Scroll of Honor – Cloudy Gray Conner, Jr.

The Purple Heart Battalion

Written by: Kelly Durham

Following Japan’s attack on Pearl Harbor, General Delos Emmons, the military governor of the Hawaii Territory, supported placing Japanese-Americans in internment camps and classifying them as enemy aliens.  But Emmons recognized that many among Hawaii’s Nisei, the American-born children of Japanese immigrants, wanted a chance to prove their loyalty to the United States through military service.  An effort was mounted to organize some 2,000 Japanese-American soldiers into a fighting force to be sent to Africa or Europe to fight the Germans and Italians, but the War Department initially turned down the request.  Then in June 1942, more than 1,400 Nisei serving in the Hawaii National Guard had their weapons confiscated and were ordered aboard a US Army transport ship bound for Oakland, California.  Upon arrival, the men were designated the 100th Infantry Battalion.  Given the social attitudes of the day, the Nisei of the 100th felt they had something to prove.

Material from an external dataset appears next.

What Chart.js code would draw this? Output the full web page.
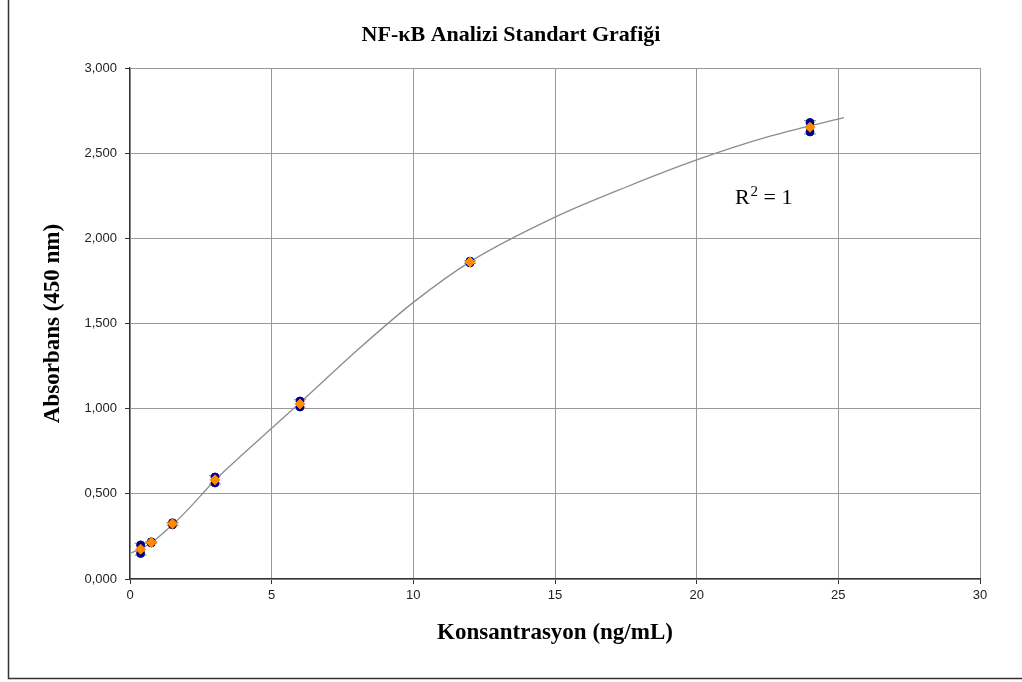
<!DOCTYPE html>
<html>
<head>
<meta charset="utf-8">
<title>NF-κB Analizi Standart Grafiği</title>
<script src="https://cdn.jsdelivr.net/npm/chart.js@4.4.1/dist/chart.umd.min.js"></script>
<style>
  html, body { margin: 0; padding: 0; background: #fff; }
  #wrap { width: 1022px; height: 682px; }
</style>
</head>
<body>
<div id="wrap"><canvas id="stdChart" width="1022" height="682"></canvas></div>
<script>
// standard concentrations (ng/mL)
var conc = [0.375, 0.75, 1.5, 3, 6, 12, 24];
// duplicate absorbance readings at 450 nm
var rep1 = [0.200, 0.218, 0.330, 0.599, 1.045, 1.866, 2.680];
var rep2 = [0.150, 0.212, 0.318, 0.564, 1.010, 1.856, 2.625];
// mean and standard deviation of the duplicates
var meanAbs = [0.175, 0.215, 0.324, 0.582, 1.028, 1.861, 2.652];
var sdAbs = [0.035, 0.004, 0.008, 0.025, 0.025, 0.007, 0.039];

// fitted standard curve
var fitX = [0, 0.375, 0.75, 1, 1.5, 2, 3, 4, 5, 6, 8, 10, 12, 15, 17.5, 20, 22.5, 25.2];
var fitY = [0.150, 0.177, 0.213, 0.245, 0.318, 0.400, 0.580, 0.735, 0.885, 1.035, 1.340, 1.624, 1.862, 2.124, 2.300, 2.460, 2.595, 2.708];

var yTicks = [0, 0.5, 1, 1.5, 2, 2.5, 3];
var xTicks = [0, 5, 10, 15, 20, 25, 30];

var chartTitle = 'NF-κB Analizi Standart Grafiği';
var serif = '"Liberation Serif", "Times New Roman", serif';

function toPoints(xs, ys) {
    return xs.map(function (x, i) { return { x: x, y: ys[i] }; });
}

// white page, outer frame lines and the heading
var framePlugin = {
    id: 'frame',
    beforeDraw: function (chart) {
        var ctx = chart.ctx;
        ctx.save();
        ctx.fillStyle = '#fff';
        ctx.fillRect(0, 0, chart.width, chart.height);
        ctx.strokeStyle = '#333';
        ctx.lineWidth = 1.5;
        ctx.beginPath();
        ctx.moveTo(8.5, 0);
        ctx.lineTo(8.5, 678.5);
        ctx.lineTo(chart.width, 678.5);
        ctx.stroke();

        ctx.fillStyle = '#000';
        ctx.font = 'bold 22px ' + serif;
        ctx.textAlign = 'center';
        ctx.textBaseline = 'middle';
        ctx.fillText(chartTitle, 511, 35);
        ctx.restore();
    }
};

// mean +/- sd bars under the markers
var errorBarPlugin = {
    id: 'errorBars',
    beforeDatasetsDraw: function (chart) {
        var ctx = chart.ctx;
        var xs = chart.scales.x, ys = chart.scales.y;
        ctx.save();
        ctx.strokeStyle = '#8a8a8a';
        ctx.lineWidth = 1;
        for (var i = 0; i < conc.length; i++) {
            var px = xs.getPixelForValue(conc[i]);
            var top = ys.getPixelForValue(meanAbs[i] + sdAbs[i]);
            var bot = ys.getPixelForValue(meanAbs[i] - sdAbs[i]);
            ctx.beginPath();
            ctx.moveTo(px, top); ctx.lineTo(px, bot);
            ctx.moveTo(px - 6, top); ctx.lineTo(px + 6, top);
            ctx.moveTo(px - 6, bot); ctx.lineTo(px + 6, bot);
            ctx.stroke();
        }
        ctx.restore();
    }
};

// R² label for the fit
var rSquaredPlugin = {
    id: 'rSquared',
    afterDatasetsDraw: function (chart) {
        var ctx = chart.ctx;
        var px = chart.scales.x.getPixelForValue(21.35);
        var py = chart.scales.y.getPixelForValue(2.237);
        ctx.save();
        ctx.fillStyle = '#000';
        ctx.textBaseline = 'middle';
        ctx.font = '22px ' + serif;
        ctx.fillText('R', px, py);
        var w = ctx.measureText('R').width;
        ctx.font = '15px ' + serif;
        ctx.fillText('2', px + w + 1, py - 6);
        var w2 = ctx.measureText('2').width;
        ctx.font = '22px ' + serif;
        ctx.fillText(' = 1', px + w + w2 + 1, py);
        ctx.restore();
    }
};

var ctx = document.getElementById('stdChart').getContext('2d');
var chart = new Chart(ctx, {
    type: 'scatter',
    data: {
        datasets: [
            {
                label: 'Ortalama',
                data: toPoints(conc, meanAbs),
                pointStyle: 'rectRot',
                pointRadius: 5,
                backgroundColor: '#ff8c00',
                borderColor: '#ff8c00',
                order: 0
            },
            {
                label: 'Tekrar 1',
                data: toPoints(conc, rep1),
                pointRadius: 4,
                backgroundColor: '#000090',
                borderColor: '#000090',
                order: 1
            },
            {
                label: 'Tekrar 2',
                data: toPoints(conc, rep2),
                pointRadius: 4,
                backgroundColor: '#000090',
                borderColor: '#000090',
                order: 1
            },
            {
                label: 'Eğri',
                data: toPoints(fitX, fitY),
                showLine: true,
                pointRadius: 0,
                borderColor: '#8c8c8c',
                borderWidth: 1.3,
                cubicInterpolationMode: 'monotone',
                order: 2
            }
        ]
    },
    options: {
        responsive: false,
        animation: false,
        layout: { padding: { left: 0, right: 42, top: 68, bottom: 0 } },
        plugins: {
            legend: { display: false },
            tooltip: { enabled: false },
            title: { display: false }
        },
        scales: {
            x: {
                type: 'linear',
                min: 0,
                max: 30,
                afterBuildTicks: function (scale) {
                    scale.ticks = xTicks.map(function (v) { return { value: v }; });
                },
                afterFit: function (scale) { scale.height = 103; },
                ticks: {
                    color: '#222',
                    padding: 4,
                    font: { family: '"Liberation Sans", Arial, sans-serif', size: 13 }
                },
                grid: { color: '#9a9a9a', lineWidth: 1, tickLength: 5, tickColor: '#333' },
                border: { color: '#333', width: 1.2 },
                title: {
                    display: true,
                    text: 'Konsantrasyon (ng/mL)',
                    color: '#000',
                    font: { family: serif, size: 23, weight: 'bold' },
                    padding: { top: 0, bottom: 35 }
                }
            },
            y: {
                type: 'linear',
                min: 0,
                max: 3,
                afterBuildTicks: function (scale) {
                    scale.ticks = yTicks.map(function (v) { return { value: v }; });
                },
                afterFit: function (scale) { scale.width = 130; },
                ticks: {
                    color: '#222',
                    padding: 8,
                    font: { family: '"Liberation Sans", Arial, sans-serif', size: 13 },
                    callback: function (v) { return v.toFixed(3).replace('.', ','); }
                },
                grid: { color: '#9a9a9a', lineWidth: 1, tickLength: 5, tickColor: '#333' },
                border: { color: '#333', width: 1.2 },
                title: {
                    display: true,
                    text: 'Absorbans (450 nm)',
                    color: '#000',
                    font: { family: serif, size: 23, weight: 'bold' },
                    padding: { top: 39, bottom: 0 }
                }
            }
        }
    },
    plugins: [framePlugin, errorBarPlugin, rSquaredPlugin]
});
</script>
</body>
</html>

Cloudy Gray Conner, Jr. of Lamar was another soldier with something to prove.  Conner was a 1937 graduate of Clemson College who had posted an unremarkable record as a general science major.  According to one account, Conner had elected to forgo participation in ROTC as an upper classman because he was judged too short to qualify for an Army commission.  Following graduation, Conner married Anza Willeford of Florence.  He took a job teaching school and also worked as a railroad telegraph operator.  Despite his alleged lack of stature and his not pursuing a commission, Conner was called to active duty in October 1941.

The Benedictine Abbey atop Monte Cassino in February 1944.

Conner trained at Fort Jackson in Columbia, then at Camp Wheeler, Georgia and Camp Clay, Louisiana before being ordered overseas in September of 1943.  He was assigned to D Company of the 100th Infantry Battalion which was committed to action in Italy as part of the 34th Infantry Division.  The 34th was a veteran of the bitter fighting in North Africa.  By the winter of 1944, it was slugging away as part of General Mark Clark’s Fifth Army attempting to break through the heavily fortified Bernhardt Line of German positions in central Italy.  In harsh winter conditions, Clark’s forces were battling to capture Highway 6, the main route through the Liri Valley leading to Rome.  But Clark couldn’t control the valley or the highway without first wresting from the Germans key high ground: Monte Cassio. Dominating the heights was a Benedictine monastery with structures dating back to the Sixth Century.  To knock the Germans off of Monte Cassino, Clark called on the 34th Infantry Division, including the 100th Infantry Battalion.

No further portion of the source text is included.